→ Description of the task: Quote the whole listing word for word. Do not include the pictures.

_____

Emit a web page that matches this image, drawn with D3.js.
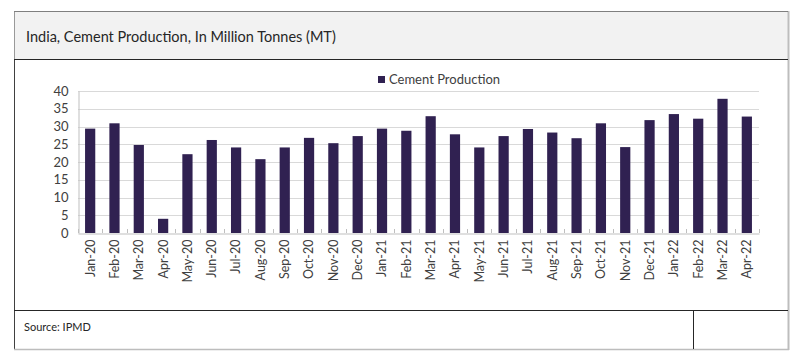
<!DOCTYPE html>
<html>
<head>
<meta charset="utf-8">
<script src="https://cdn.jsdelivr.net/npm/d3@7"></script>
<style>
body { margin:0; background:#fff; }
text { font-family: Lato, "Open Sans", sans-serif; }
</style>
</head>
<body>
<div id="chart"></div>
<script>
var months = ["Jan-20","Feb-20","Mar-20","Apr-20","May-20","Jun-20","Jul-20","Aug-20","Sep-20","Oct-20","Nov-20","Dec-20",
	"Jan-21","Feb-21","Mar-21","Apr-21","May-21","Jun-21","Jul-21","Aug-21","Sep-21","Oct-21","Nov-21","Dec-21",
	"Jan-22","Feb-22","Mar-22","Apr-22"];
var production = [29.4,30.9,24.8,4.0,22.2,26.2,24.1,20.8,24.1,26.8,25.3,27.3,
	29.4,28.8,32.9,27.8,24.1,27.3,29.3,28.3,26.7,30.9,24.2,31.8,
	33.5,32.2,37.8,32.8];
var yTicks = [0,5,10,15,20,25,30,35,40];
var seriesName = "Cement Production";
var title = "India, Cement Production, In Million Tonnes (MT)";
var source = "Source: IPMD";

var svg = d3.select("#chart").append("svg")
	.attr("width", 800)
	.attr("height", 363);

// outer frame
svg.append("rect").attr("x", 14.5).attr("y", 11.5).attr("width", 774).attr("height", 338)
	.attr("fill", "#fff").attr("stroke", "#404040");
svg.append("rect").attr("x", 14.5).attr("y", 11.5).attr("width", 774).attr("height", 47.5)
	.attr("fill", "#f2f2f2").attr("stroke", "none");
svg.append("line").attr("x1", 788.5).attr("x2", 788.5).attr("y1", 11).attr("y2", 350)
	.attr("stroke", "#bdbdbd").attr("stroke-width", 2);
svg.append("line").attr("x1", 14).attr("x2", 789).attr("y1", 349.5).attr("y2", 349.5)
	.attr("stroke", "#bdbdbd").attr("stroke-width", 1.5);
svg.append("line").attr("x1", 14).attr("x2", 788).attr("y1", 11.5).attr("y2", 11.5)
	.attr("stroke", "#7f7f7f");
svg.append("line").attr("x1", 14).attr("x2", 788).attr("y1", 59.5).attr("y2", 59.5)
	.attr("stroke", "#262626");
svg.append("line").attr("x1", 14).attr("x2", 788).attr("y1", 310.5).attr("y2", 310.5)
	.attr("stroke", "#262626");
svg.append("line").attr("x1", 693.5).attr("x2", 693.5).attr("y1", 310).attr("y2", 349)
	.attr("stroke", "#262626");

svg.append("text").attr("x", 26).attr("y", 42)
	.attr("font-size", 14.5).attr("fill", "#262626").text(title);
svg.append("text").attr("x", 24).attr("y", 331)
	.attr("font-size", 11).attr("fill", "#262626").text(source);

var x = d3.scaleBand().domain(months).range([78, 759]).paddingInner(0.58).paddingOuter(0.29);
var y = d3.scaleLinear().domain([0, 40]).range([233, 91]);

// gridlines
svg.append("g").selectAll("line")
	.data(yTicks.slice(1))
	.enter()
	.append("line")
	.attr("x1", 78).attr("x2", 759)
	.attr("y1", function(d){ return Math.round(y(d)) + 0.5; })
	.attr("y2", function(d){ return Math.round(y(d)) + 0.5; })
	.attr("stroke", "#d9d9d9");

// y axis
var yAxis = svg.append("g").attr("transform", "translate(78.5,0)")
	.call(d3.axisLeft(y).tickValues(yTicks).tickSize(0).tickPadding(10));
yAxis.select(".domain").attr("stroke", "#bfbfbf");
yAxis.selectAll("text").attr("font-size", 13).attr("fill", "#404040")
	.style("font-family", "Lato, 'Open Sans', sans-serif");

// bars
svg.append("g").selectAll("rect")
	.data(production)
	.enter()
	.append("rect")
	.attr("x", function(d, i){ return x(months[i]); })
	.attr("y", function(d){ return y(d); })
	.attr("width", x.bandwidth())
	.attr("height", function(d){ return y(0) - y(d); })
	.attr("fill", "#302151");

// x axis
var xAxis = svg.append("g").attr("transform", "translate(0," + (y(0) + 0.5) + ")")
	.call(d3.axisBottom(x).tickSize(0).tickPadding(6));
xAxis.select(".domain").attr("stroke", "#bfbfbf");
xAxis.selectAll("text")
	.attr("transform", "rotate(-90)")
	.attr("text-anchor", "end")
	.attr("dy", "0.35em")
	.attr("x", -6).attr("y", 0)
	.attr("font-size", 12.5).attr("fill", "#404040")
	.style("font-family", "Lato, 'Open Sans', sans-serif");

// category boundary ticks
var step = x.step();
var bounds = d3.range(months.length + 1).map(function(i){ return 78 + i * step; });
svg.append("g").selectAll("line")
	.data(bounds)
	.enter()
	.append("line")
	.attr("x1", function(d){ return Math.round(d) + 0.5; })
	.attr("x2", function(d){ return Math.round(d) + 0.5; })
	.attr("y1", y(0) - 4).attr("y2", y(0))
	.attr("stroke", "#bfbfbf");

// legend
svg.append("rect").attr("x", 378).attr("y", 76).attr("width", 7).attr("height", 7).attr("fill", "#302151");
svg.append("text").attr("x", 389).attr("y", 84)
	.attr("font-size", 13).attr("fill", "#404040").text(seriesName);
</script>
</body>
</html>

_____

→ Written answer:
Emit a web page that matches this image, drawn with D3.js.
<!DOCTYPE html>
<html>
<head>
<meta charset="utf-8">
<script src="https://cdn.jsdelivr.net/npm/d3@7"></script>
<style>
body { margin:0; background:#fff; }
text { font-family: Lato, "Open Sans", sans-serif; }
</style>
</head>
<body>
<div id="chart"></div>
<script>
var months = ["Jan-20","Feb-20","Mar-20","Apr-20","May-20","Jun-20","Jul-20","Aug-20","Sep-20","Oct-20","Nov-20","Dec-20",
	"Jan-21","Feb-21","Mar-21","Apr-21","May-21","Jun-21","Jul-21","Aug-21","Sep-21","Oct-21","Nov-21","Dec-21",
	"Jan-22","Feb-22","Mar-22","Apr-22"];
var production = [29.4,30.9,24.8,4.0,22.2,26.2,24.1,20.8,24.1,26.8,25.3,27.3,
	29.4,28.8,32.9,27.8,24.1,27.3,29.3,28.3,26.7,30.9,24.2,31.8,
	33.5,32.2,37.8,32.8];
var yTicks = [0,5,10,15,20,25,30,35,40];
var seriesName = "Cement Production";
var title = "India, Cement Production, In Million Tonnes (MT)";
var source = "Source: IPMD";

var svg = d3.select("#chart").append("svg")
	.attr("width", 800)
	.attr("height", 363);

// outer frame
svg.append("rect").attr("x", 14.5).attr("y", 11.5).attr("width", 774).attr("height", 338)
	.attr("fill", "#fff").attr("stroke", "#404040");
svg.append("rect").attr("x", 14.5).attr("y", 11.5).attr("width", 774).attr("height", 47.5)
	.attr("fill", "#f2f2f2").attr("stroke", "none");
svg.append("line").attr("x1", 788.5).attr("x2", 788.5).attr("y1", 11).attr("y2", 350)
	.attr("stroke", "#bdbdbd").attr("stroke-width", 2);
svg.append("line").attr("x1", 14).attr("x2", 789).attr("y1", 349.5).attr("y2", 349.5)
	.attr("stroke", "#bdbdbd").attr("stroke-width", 1.5);
svg.append("line").attr("x1", 14).attr("x2", 788).attr("y1", 11.5).attr("y2", 11.5)
	.attr("stroke", "#7f7f7f");
svg.append("line").attr("x1", 14).attr("x2", 788).attr("y1", 59.5).attr("y2", 59.5)
	.attr("stroke", "#262626");
svg.append("line").attr("x1", 14).attr("x2", 788).attr("y1", 310.5).attr("y2", 310.5)
	.attr("stroke", "#262626");
svg.append("line").attr("x1", 693.5).attr("x2", 693.5).attr("y1", 310).attr("y2", 349)
	.attr("stroke", "#262626");

svg.append("text").attr("x", 26).attr("y", 42)
	.attr("font-size", 14.5).attr("fill", "#262626").text(title);
svg.append("text").attr("x", 24).attr("y", 331)
	.attr("font-size", 11).attr("fill", "#262626").text(source);

var x = d3.scaleBand().domain(months).range([78, 759]).paddingInner(0.58).paddingOuter(0.29);
var y = d3.scaleLinear().domain([0, 40]).range([233, 91]);

// gridlines
svg.append("g").selectAll("line")
	.data(yTicks.slice(1))
	.enter()
	.append("line")
	.attr("x1", 78).attr("x2", 759)
	.attr("y1", function(d){ return Math.round(y(d)) + 0.5; })
	.attr("y2", function(d){ return Math.round(y(d)) + 0.5; })
	.attr("stroke", "#d9d9d9");

// y axis
var yAxis = svg.append("g").attr("transform", "translate(78.5,0)")
	.call(d3.axisLeft(y).tickValues(yTicks).tickSize(0).tickPadding(10));
yAxis.select(".domain").attr("stroke", "#bfbfbf");
yAxis.selectAll("text").attr("font-size", 13).attr("fill", "#404040")
	.style("font-family", "Lato, 'Open Sans', sans-serif");

// bars
svg.append("g").selectAll("rect")
	.data(production)
	.enter()
	.append("rect")
	.attr("x", function(d, i){ return x(months[i]); })
	.attr("y", function(d){ return y(d); })
	.attr("width", x.bandwidth())
	.attr("height", function(d){ return y(0) - y(d); })
	.attr("fill", "#302151");

// x axis
var xAxis = svg.append("g").attr("transform", "translate(0," + (y(0) + 0.5) + ")")
	.call(d3.axisBottom(x).tickSize(0).tickPadding(6));
xAxis.select(".domain").attr("stroke", "#bfbfbf");
xAxis.selectAll("text")
	.attr("transform", "rotate(-90)")
	.attr("text-anchor", "end")
	.attr("dy", "0.35em")
	.attr("x", -6).attr("y", 0)
	.attr("font-size", 12.5).attr("fill", "#404040")
	.style("font-family", "Lato, 'Open Sans', sans-serif");

// category boundary ticks
var step = x.step();
var bounds = d3.range(months.length + 1).map(function(i){ return 78 + i * step; });
svg.append("g").selectAll("line")
	.data(bounds)
	.enter()
	.append("line")
	.attr("x1", function(d){ return Math.round(d) + 0.5; })
	.attr("x2", function(d){ return Math.round(d) + 0.5; })
	.attr("y1", y(0) - 4).attr("y2", y(0))
	.attr("stroke", "#bfbfbf");

// legend
svg.append("rect").attr("x", 378).attr("y", 76).attr("width", 7).attr("height", 7).attr("fill", "#302151");
svg.append("text").attr("x", 389).attr("y", 84)
	.attr("font-size", 13).attr("fill", "#404040").text(seriesName);
</script>
</body>
</html>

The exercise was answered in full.